Da quando parlavo con Mígue, in Italia non esistono guide né tantomeno un movimento coeso, i giovani non hanno, per ora, nessuna speranza di poter dire la loro e, chi si erge a rappresentante della categoria, non è stato giovane nemmeno quando l’età anagrafica gli permetteva di definirsi tale. Matteo Renzi, nel periodo in cui si dovrebbe essere ribelli per antonomasia, scriveva una tesi sull’unico sindaco democristiano della rossissima Firenze del dopoguerra, Giorgio La Pira.

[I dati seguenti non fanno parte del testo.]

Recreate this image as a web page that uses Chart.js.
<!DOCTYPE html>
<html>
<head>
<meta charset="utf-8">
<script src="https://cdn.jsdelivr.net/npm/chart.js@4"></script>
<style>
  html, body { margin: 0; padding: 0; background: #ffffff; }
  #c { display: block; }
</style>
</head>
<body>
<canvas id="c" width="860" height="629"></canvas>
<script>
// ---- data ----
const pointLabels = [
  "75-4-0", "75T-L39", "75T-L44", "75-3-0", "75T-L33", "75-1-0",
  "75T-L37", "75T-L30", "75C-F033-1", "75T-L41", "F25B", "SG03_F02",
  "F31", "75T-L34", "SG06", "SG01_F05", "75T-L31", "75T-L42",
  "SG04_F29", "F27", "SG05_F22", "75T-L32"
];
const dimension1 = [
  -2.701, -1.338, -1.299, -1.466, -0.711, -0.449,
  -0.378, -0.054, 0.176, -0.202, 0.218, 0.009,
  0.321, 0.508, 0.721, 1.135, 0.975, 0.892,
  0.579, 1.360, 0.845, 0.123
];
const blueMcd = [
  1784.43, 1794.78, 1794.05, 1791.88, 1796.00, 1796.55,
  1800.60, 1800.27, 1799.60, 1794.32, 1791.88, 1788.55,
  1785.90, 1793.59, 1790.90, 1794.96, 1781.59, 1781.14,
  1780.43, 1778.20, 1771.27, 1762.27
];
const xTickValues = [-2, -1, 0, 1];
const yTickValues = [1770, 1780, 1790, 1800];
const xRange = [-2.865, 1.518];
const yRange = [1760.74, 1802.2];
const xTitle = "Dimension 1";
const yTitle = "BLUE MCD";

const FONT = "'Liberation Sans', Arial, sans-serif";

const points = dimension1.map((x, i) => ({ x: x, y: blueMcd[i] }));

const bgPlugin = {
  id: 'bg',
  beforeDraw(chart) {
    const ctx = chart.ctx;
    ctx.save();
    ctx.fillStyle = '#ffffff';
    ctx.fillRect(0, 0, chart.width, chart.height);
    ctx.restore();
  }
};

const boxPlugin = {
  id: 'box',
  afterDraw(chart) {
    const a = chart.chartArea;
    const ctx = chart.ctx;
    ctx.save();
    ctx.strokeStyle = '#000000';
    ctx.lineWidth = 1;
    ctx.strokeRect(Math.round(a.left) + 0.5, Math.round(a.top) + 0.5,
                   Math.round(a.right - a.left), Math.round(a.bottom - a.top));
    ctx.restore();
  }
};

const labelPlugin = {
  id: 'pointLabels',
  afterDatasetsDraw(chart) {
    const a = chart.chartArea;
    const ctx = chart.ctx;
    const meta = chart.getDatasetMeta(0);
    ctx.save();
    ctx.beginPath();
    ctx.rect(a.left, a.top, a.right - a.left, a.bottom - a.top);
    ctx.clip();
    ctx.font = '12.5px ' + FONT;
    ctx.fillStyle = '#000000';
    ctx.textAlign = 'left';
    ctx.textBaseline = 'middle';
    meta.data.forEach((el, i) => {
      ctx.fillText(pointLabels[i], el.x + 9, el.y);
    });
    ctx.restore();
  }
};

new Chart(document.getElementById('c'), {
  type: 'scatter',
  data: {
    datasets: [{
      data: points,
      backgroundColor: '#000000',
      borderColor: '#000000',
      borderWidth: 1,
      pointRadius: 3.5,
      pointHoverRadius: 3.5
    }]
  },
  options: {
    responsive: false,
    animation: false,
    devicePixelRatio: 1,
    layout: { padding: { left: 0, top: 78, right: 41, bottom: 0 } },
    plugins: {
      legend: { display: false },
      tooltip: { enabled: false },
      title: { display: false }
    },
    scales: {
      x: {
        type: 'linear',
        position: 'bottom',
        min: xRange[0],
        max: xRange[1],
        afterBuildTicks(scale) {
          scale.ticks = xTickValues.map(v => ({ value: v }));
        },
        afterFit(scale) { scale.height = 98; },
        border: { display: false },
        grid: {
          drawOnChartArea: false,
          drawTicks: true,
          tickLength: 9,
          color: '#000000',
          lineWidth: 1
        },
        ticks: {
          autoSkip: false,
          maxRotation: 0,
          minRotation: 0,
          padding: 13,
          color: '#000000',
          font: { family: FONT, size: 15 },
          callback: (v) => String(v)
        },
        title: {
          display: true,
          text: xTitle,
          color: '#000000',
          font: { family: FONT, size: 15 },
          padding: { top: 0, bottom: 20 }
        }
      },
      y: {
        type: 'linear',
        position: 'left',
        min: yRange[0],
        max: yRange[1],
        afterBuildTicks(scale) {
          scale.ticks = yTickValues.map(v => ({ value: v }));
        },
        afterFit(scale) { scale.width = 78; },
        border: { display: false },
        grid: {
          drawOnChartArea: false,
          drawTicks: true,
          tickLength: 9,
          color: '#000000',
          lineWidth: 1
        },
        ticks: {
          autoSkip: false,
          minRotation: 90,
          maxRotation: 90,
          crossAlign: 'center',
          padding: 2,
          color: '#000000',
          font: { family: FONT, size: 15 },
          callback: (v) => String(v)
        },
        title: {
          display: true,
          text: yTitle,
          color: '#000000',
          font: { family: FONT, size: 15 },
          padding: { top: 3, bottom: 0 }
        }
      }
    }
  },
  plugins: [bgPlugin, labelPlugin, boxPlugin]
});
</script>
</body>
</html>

C’è quasi il sospetto che oggi se la stia godendo nel divenire segretario e, quasi certamente, candidato premier di quella formazione politica che nemmeno ricorda, anzi nega, di essere figlia del più grande partito comunista dell’Europa occidentale. Quello che ancora è sostenuto consensi dei nostalgici, convinti di votare ancora il Partito, come mia madre, mentre ormai avvallano soltanto una triste ricetta liberista che nulla ha di comunista e nemmeno di socialdemocratico.
Io credo che i giovani italiani abbiano bisogno di ricominciare a credere che otro mundo sea posible. Sappi, Matteo, che faremo di tutto per riprenderci un termine che appartiene a noi e non a un “quasiquarantenne” catramato di fondotinta, almeno ci proveremo a non star fermi a guardare: è tempo.
Il mio amico Miguel tornò a casa in anticipo, nel marzo 2010, a causa del terremoto che colpì il sud del Cile, perché in Europa si sentiva impotente, voleva dare il suo contributo a superare il brutto momento e tornare alle sue lotte. Quelle stesse lotte che, lo spero tanto, da novembre 2013, potranno davvero cambiare il Paese. «Io me ne vado – ha detto – ma se mai dovessi fare una rivoluzione, la farai anche tu, la faremo insieme». Estamos hablando, compañero.